Exercise:
Omit the pictures, then reproduce every remaining record exactly.

(Records with drawing code)
============================================================

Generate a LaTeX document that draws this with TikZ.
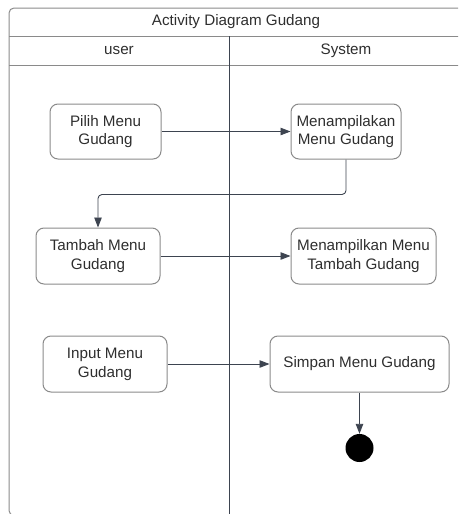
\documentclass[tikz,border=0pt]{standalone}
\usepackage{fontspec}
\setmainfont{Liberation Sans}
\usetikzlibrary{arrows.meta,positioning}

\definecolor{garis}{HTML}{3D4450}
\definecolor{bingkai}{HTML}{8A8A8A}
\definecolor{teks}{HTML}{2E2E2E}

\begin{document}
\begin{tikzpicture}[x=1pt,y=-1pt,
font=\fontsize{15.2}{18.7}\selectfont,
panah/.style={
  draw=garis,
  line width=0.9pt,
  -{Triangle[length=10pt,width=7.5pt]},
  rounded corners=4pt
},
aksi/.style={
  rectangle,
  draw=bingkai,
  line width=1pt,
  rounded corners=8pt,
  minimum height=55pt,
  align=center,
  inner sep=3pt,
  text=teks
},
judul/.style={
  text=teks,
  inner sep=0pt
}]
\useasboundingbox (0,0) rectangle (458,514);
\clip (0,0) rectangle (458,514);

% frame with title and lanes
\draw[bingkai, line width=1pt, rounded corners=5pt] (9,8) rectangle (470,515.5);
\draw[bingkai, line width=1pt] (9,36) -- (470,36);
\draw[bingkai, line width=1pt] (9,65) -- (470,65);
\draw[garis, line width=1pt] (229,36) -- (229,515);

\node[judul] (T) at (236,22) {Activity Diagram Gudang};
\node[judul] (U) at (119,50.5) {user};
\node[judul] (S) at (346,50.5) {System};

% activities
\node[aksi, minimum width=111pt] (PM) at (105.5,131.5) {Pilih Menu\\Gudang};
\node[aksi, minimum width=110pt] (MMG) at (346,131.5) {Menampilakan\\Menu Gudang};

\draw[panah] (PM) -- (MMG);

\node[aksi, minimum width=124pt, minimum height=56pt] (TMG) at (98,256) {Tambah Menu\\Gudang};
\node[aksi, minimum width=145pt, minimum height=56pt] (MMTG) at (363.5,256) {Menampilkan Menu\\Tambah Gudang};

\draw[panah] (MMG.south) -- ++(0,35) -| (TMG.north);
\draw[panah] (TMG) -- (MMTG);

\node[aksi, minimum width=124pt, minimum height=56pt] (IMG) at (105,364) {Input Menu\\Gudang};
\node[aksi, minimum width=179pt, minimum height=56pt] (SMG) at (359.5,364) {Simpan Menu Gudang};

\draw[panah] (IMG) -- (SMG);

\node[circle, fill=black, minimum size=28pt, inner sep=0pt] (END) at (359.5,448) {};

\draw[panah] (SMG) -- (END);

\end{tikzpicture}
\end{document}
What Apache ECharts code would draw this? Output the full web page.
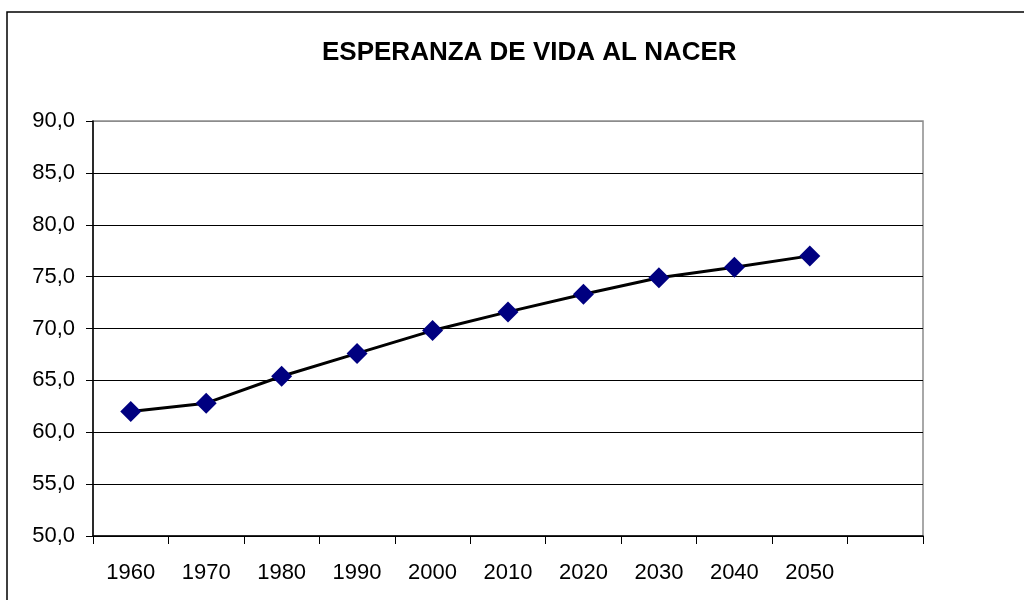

============================================================

Complete output:
Generate a LaTeX document that draws this with TikZ.
\documentclass[tikz,border=0pt]{standalone}
\usepackage{fontspec}
\setmainfont{Liberation Sans}
\usetikzlibrary{arrows.meta,positioning}

\definecolor{garis}{HTML}{3D4450}
\definecolor{bingkai}{HTML}{8A8A8A}
\definecolor{teks}{HTML}{2E2E2E}

\begin{document}
\begin{tikzpicture}[x=1pt,y=-1pt,
font=\fontsize{15.2}{18.7}\selectfont,
panah/.style={
  draw=garis,
  line width=0.9pt,
  -{Triangle[length=10pt,width=7.5pt]},
  rounded corners=4pt
},
aksi/.style={
  rectangle,
  draw=bingkai,
  line width=1pt,
  rounded corners=8pt,
  minimum height=55pt,
  align=center,
  inner sep=3pt,
  text=teks
},
judul/.style={
  text=teks,
  inner sep=0pt
}]
\useasboundingbox (0,0) rectangle (458,514);
\clip (0,0) rectangle (458,514);

% frame with title and lanes
\draw[bingkai, line width=1pt, rounded corners=5pt] (9,8) rectangle (470,515.5);
\draw[bingkai, line width=1pt] (9,36) -- (470,36);
\draw[bingkai, line width=1pt] (9,65) -- (470,65);
\draw[garis, line width=1pt] (229,36) -- (229,515);

\node[judul] (T) at (236,22) {Activity Diagram Gudang};
\node[judul] (U) at (119,50.5) {user};
\node[judul] (S) at (346,50.5) {System};

% activities
\node[aksi, minimum width=111pt] (PM) at (105.5,131.5) {Pilih Menu\\Gudang};
\node[aksi, minimum width=110pt] (MMG) at (346,131.5) {Menampilakan\\Menu Gudang};

\draw[panah] (PM) -- (MMG);

\node[aksi, minimum width=124pt, minimum height=56pt] (TMG) at (98,256) {Tambah Menu\\Gudang};
\node[aksi, minimum width=145pt, minimum height=56pt] (MMTG) at (363.5,256) {Menampilkan Menu\\Tambah Gudang};

\draw[panah] (MMG.south) -- ++(0,35) -| (TMG.north);
\draw[panah] (TMG) -- (MMTG);

\node[aksi, minimum width=124pt, minimum height=56pt] (IMG) at (105,364) {Input Menu\\Gudang};
\node[aksi, minimum width=179pt, minimum height=56pt] (SMG) at (359.5,364) {Simpan Menu Gudang};

\draw[panah] (IMG) -- (SMG);

\node[circle, fill=black, minimum size=28pt, inner sep=0pt] (END) at (359.5,448) {};

\draw[panah] (SMG) -- (END);

\end{tikzpicture}
\end{document}
What Apache ECharts code would draw this? Output the full web page.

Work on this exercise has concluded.